On 13 September 1944 Irene Wosikowski became the one hundred and eighty-fifth of the two-hundred and forty-one women executed at the Plötzensee Prison. She was thirty-four years old when she was beheaded.

===Afterwards===
Court president Roland Freisler was killed less than five months after delivering his sentence against Wosikowski when a US bomber scored a direct hit on his court building in a daytime bombing raid.

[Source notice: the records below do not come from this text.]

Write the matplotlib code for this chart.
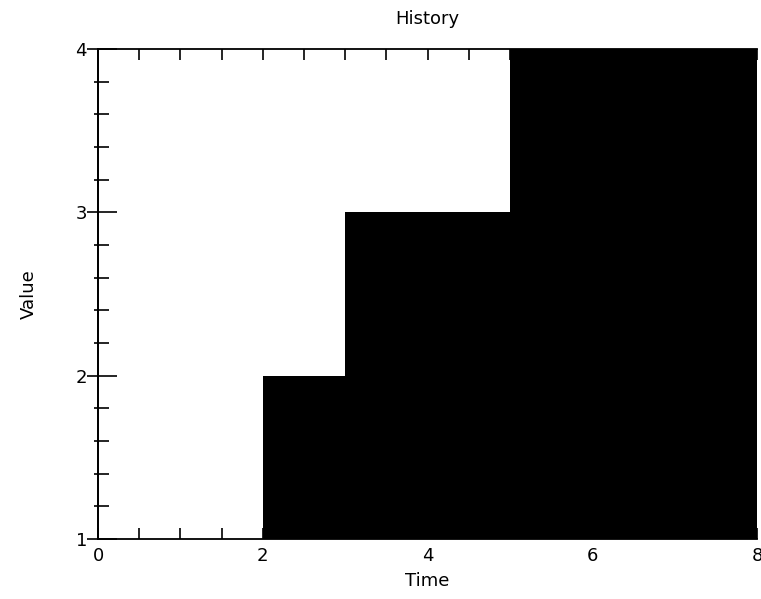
import matplotlib
matplotlib.use("Agg")
import matplotlib.pyplot as plt
from matplotlib.ticker import MultipleLocator

# Step history: value held from each time until the next one
times = [0, 1, 2, 3, 4, 5, 6, 7, 8]
values = [1, 1, 2, 3, 3, 4, 4, 4, 4]

x_ticks = [0, 2, 4, 6, 8]
y_ticks = [1, 2, 3, 4]

plt.rcParams["font.family"] = ["DejaVu Sans"]
FS = 13

fig = plt.figure(figsize=(7.61, 5.99), dpi=100)
ax = fig.add_axes([98 / 761, 1 - 539 / 599, (757 - 98) / 761, (539 - 49) / 599])

ax.fill_between(times, 1, values, step="post", color="black", linewidth=0)

ax.set_xlim(0, 8)
ax.set_ylim(1, 4)
ax.set_xticks(x_ticks)
ax.set_yticks(y_ticks)
ax.xaxis.set_minor_locator(MultipleLocator(0.5))
ax.yaxis.set_minor_locator(MultipleLocator(0.2))

# x ticks: short, inward, on bottom and top
ax.tick_params(axis="x", which="both", direction="in", length=8, width=1.2,
               top=True, bottom=True, pad=6, labelsize=FS)
# y ticks: inward part here, outward part on the secondary axis below
ax.tick_params(axis="y", which="major", direction="in", length=14, width=1.2,
               left=True, right=False, labelleft=False)
ax.tick_params(axis="y", which="minor", direction="in", length=8, width=1.2,
               left=True, right=False)

ay = ax.secondary_yaxis("left")
ay.set_yticks(y_ticks)
ay.yaxis.set_minor_locator(MultipleLocator(0.2))
ay.tick_params(axis="y", which="major", direction="out", length=8, width=1.2,
               pad=0, labelsize=FS)
ay.tick_params(axis="y", which="minor", direction="out", length=3, width=1.2)
ay.spines["left"].set_linewidth(1.3)

for s in ax.spines.values():
    s.set_linewidth(1.3)
ax.spines["right"].set_visible(False)

ax.set_title("History", fontsize=FS, pad=18)
ax.set_xlabel("Time", fontsize=FS, labelpad=5)
ay.set_ylabel("Value", fontsize=FS, labelpad=27)

fig.savefig("out.png", dpi=100, facecolor="white")
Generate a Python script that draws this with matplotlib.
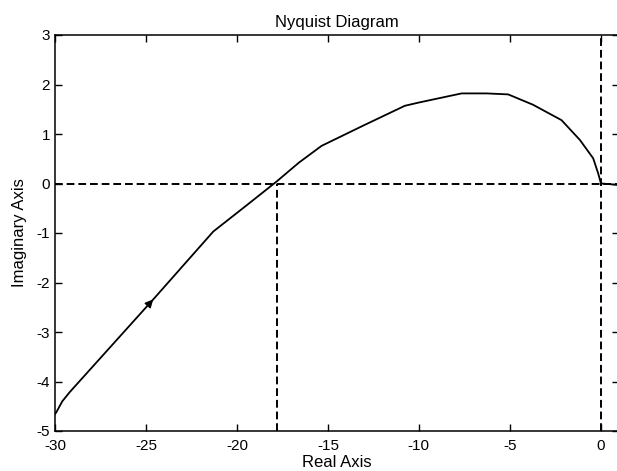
import numpy as np
import matplotlib.pyplot as plt

# Nyquist curve (real, imaginary)
re_pts = [-30.0, -29.91, -29.6, -29.18, -24.5, -21.3, -19.5, -17.82,
          -16.6, -15.35, -13.0, -10.77, -9.95, -7.65, -6.28, -5.09, -3.72, -2.16,
          -1.15, -0.42, -0.15, -0.02, 0.0, 0.4, 0.95]
im_pts = [-4.66, -4.61, -4.40, -4.21, -2.30, -0.97, -0.45, 0.04,
          0.42, 0.76, 1.18, 1.57, 1.64, 1.82, 1.82, 1.80, 1.59, 1.28,
          0.88, 0.51, 0.21, 0.04, 0.0, -0.01, -0.03]

crossing = -17.82
arrow_at = 4  # index of the direction arrow

x_ticks = [-30, -25, -20, -15, -10, -5, 0]
y_ticks = [-5, -4, -3, -2, -1, 0, 1, 2, 3]

plt.rcParams['font.family'] = ['Liberation Sans', 'DejaVu Sans']
plt.rcParams['axes.unicode_minus'] = False

fig = plt.figure(figsize=(6.17, 4.71), dpi=100)
ax = fig.add_axes([55 / 617, 40 / 471, 564 / 617, 396 / 471])

ax.plot(re_pts, im_pts, color='black', lw=1.3)

# direction arrow
x0, y0 = re_pts[arrow_at], im_pts[arrow_at]
dx = re_pts[arrow_at] - re_pts[arrow_at - 1]
dy = im_pts[arrow_at] - im_pts[arrow_at - 1]
ax.annotate('', xy=(x0, y0), xytext=(x0 - dx * 0.1, y0 - dy * 0.1),
            arrowprops=dict(arrowstyle='-|>', color='black', lw=1.0,
                            mutation_scale=12))

dash = dict(color='black', lw=1.4, ls=(0, (4, 2)))
ax.axhline(0, **dash)
ax.plot([crossing, crossing], [-5, 0], **dash)
ax.axvline(0, **dash)

ax.set_xlim(-30, 1)
ax.set_ylim(-5, 3)
ax.set_xticks(x_ticks)
ax.set_yticks(y_ticks)
ax.tick_params(direction='in', top=True, right=True, length=5, width=1.0,
               labelsize=11)
ax.tick_params(axis='x', pad=6)
ax.tick_params(axis='y', pad=3.5)
for s in ax.spines.values():
    s.set_linewidth(1.1)

ax.set_title('Nyquist Diagram', fontsize=12, pad=6)
ax.set_xlabel('Real Axis', fontsize=12, labelpad=1)
ax.set_ylabel('Imaginary Axis', fontsize=12, labelpad=7)

fig.savefig('out.png', dpi=100)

On 13 January 1948 Alice Wosikowski lodged a charge against the sailor at the district court in Stade Hermann Frischalowski, in which she accused him of a "crime against humanity and denunciation for political reasons, causing death". A tribunal rejected the case against the former sailor because of his motive which amounted to "doing his duty against forces seeking to demoralise the army". Irene Wosikowski appealed the decision, but again the appeal was rejected because the sailor's actions were consistent with the law as it existed at the time. Alice Wosikowski died in 1949. The judgment was rescinded not until 1998, when by Sections 1 and 2 of the German law repealing wrongful National Socialist judgments in the administration of criminal justice of August 25, 1998, these verdicts of the People's Court were vacated.